I bet the second letter writer really enjoys Mel Gibson's the passion of christ. Like "really" enjoys it.

Abedeus:
The second one is either a moron, hypocrite or troll.

Devout Christian... that is into SM? No, sorry, Christianity doesn't approve of self-mutilation or harming self. Either one or another.

You gotta be kidding me. Christianity is all about punishing yourself for stuff you've done or failed to do, renouncing things you like out of love for God and resisting doing things you want to do because you're told not to. How is any of that incompatible with S&M?

Avistew:
Dastardly gave good advice, but rather than asking "Why do you...", which can sound accusing, I would suggest instead that you answer "It's not my call to make. It's your body. It shouldn't matter what I think. What matters is what you think" or something along those lines.

I've found this shuts people down, particularly if they have similar attachment/abandonment issues as are evident in this case. Because it's a clear answer, "It's not my call, it shouldn't matter," it does not invite further discussion the way a question does. When I've done that myself, I get one of two responses:

1. She assumed it's because I don't care. And because she is already attaching her self worth to others' opinions, "I don't care about this question" becomes "I don't care about you." Especially likely if she already thinks you're looking for reasons to leave.

2. She assumed the worst possible answer.
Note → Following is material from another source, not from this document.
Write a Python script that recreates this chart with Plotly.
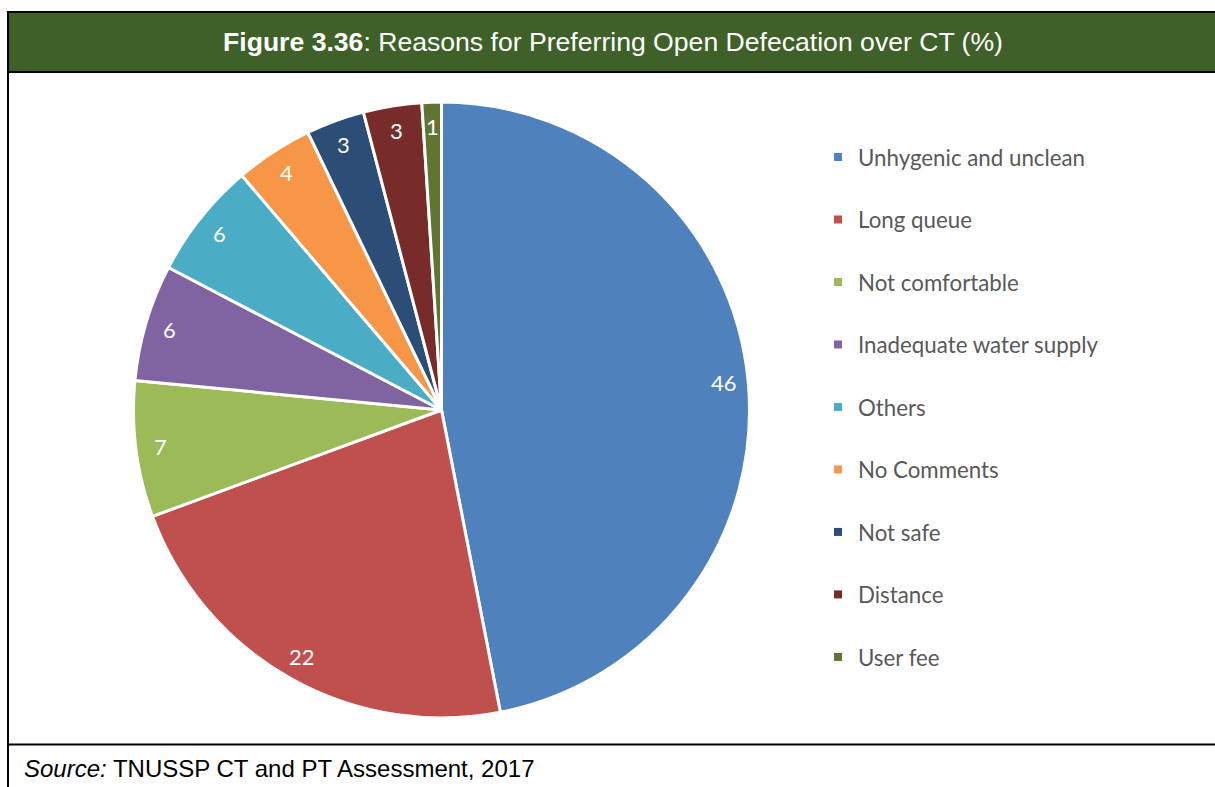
import math
import plotly.graph_objects as go

# Survey shares (%) of reasons for preferring open defecation over community toilets
reasons = [
    "Unhygenic and unclean",
    "Long queue",
    "Not comfortable",
    "Inadequate water supply",
    "Others",
    "No Comments",
    "Not safe",
    "Distance",
    "User fee",
]
shares = [46, 22, 7, 6, 6, 4, 3, 3, 1]
colors = ["#4F81BD", "#C0504D", "#9BBB59", "#8064A2", "#4BACC6",
          "#F79646", "#2C4D75", "#772C2A", "#5F7530"]

W, H = 1215, 787
title_html = "<b>Figure 3.36</b>: Reasons for Preferring Open Defecation over CT (%)"
source_html = "<i>Source:</i> TNUSSP CT and PT Assessment, 2017"

# pie geometry in pixels (centre and radius)
cx, cy, R = 441.5, 410, 308
dom_x = [(cx - R) / W, (cx + R) / W]
dom_y = [1 - (cy + R) / H, 1 - (cy - R) / H]

fig = go.Figure()

# slices, clockwise from 12 o'clock
fig.add_trace(go.Pie(
    labels=reasons, values=shares, sort=False, direction="clockwise", rotation=0,
    marker=dict(colors=colors, line=dict(color="white", width=3)),
    textinfo="none", hoverinfo="label+value", showlegend=False,
    domain=dict(x=dom_x, y=dom_y),
))

# legend entries (small squares)
for name, col in zip(reasons, colors):
    fig.add_trace(go.Scatter(
        x=[None], y=[None], mode="markers", name=name, legendgroup=name,
        marker=dict(symbol="square", size=8, color=col),
    ))

# value labels near the rim, at each slice's mid-angle
annotations = []
total = sum(shares)
cum = 0.0
label_r = 0.92 * R
for v in shares:
    mid = 2 * math.pi * (cum + v / 2) / total
    cum += v
    px = cx + label_r * math.sin(mid)
    py = cy - label_r * math.cos(mid)
    annotations.append(dict(
        text=str(v), xref="paper", yref="paper", x=px / W, y=1 - py / H,
        xanchor="center", yanchor="middle", showarrow=False,
        font=dict(family="Lato", size=22, color="white"),
    ))

shapes = [
    # title band
    dict(type="rect", xref="paper", yref="paper", x0=8 / W, x1=1.01,
         y0=1 - 72 / H, y1=1 - 12 / H, fillcolor="#3F6129",
         line=dict(color="black", width=2)),
    # left frame edge
    dict(type="line", xref="paper", yref="paper", x0=8 / W, x1=8 / W,
         y0=-0.01, y1=1 - 12 / H, line=dict(color="black", width=2)),
    # bottom frame edge of chart area
    dict(type="line", xref="paper", yref="paper", x0=8 / W, x1=1.01,
         y0=1 - 744.5 / H, y1=1 - 744.5 / H, line=dict(color="black", width=2)),
]

annotations += [
    dict(text=title_html, xref="paper", yref="paper", x=612.5 / W, y=1 - 42 / H,
         xanchor="center", yanchor="middle", showarrow=False,
         font=dict(family="Liberation Sans", size=26.6, color="white")),
    dict(text=source_html, xref="paper", yref="paper", x=22 / W, y=1 - 768 / H,
         xanchor="left", yanchor="middle", showarrow=False,
         font=dict(family="Liberation Sans", size=24, color="black")),
]

fig.update_layout(
    width=W, height=H, margin=dict(l=0, r=0, t=0, b=0),
    paper_bgcolor="white", plot_bgcolor="white",
    xaxis=dict(visible=False), yaxis=dict(visible=False),
    shapes=shapes, annotations=annotations,
    showlegend=True,
    legend=dict(x=818 / W, y=1 - 136 / H, xanchor="left", yanchor="top",
                tracegroupgap=30.5, bgcolor="rgba(0,0,0,0)",
                font=dict(family="Lato", size=22.3, color="#595959")),
)

fig.write_html("out.html")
After all, what reason would I have not to answer unless I was protecting her from the harsh and awful truth--that I think she does need to lose weight?

Questions are far better at getting a person to think inwardly, because they have to search for those answers. Giving them answers allows them to focus on your answer... or, more accurately, the way in which they perceive your answer. It maintains that external locus of power. It's actually pretty critical that the questions be about her, and at first it will feel a little bit "accusatory," simply because she has spent so much time avoiding facing herself.

Also while I don't suggest you stop paying compliments, be aware that complimenting someone who is insecure can backfire. The person will hear the compliment, think it's not them, and look at the divide between the compliment and "the truth", in other words compare their perceived self to the compliment and feel bad about themself.

It can also backfire in other, sneakier ways. One of my experiences was with a girl who had an eating disorder. She believed she was fat and ugly, and this caused her to be averse to food, embarrassed to eat, and occasionally prone to vomiting after meals. When she would ask, "Do I look fat?" (or some variation of that), and we would say, "You look beautiful!" here's what she was hearing:

"Clearly what you've been doing is working, because we all think you look great. Keep up the good work!" And we were reinforcing the disorder. (Obviously if we'd done the opposite, "No, you look like you're ill or something," this wouldn't have done her any good, either--she'd feel ashamed, fall back on the destructive behaviors out of habit, but also be less likely to seek advice or help from us in the future.)

The only thing that helped was not answering the question. Deflecting questions back, but in a loving way. "Why do you ask?" or "Why do you feel that way?" got the ball rolling. No coincidence, it's the same thing her therapist ended up doing when she got help.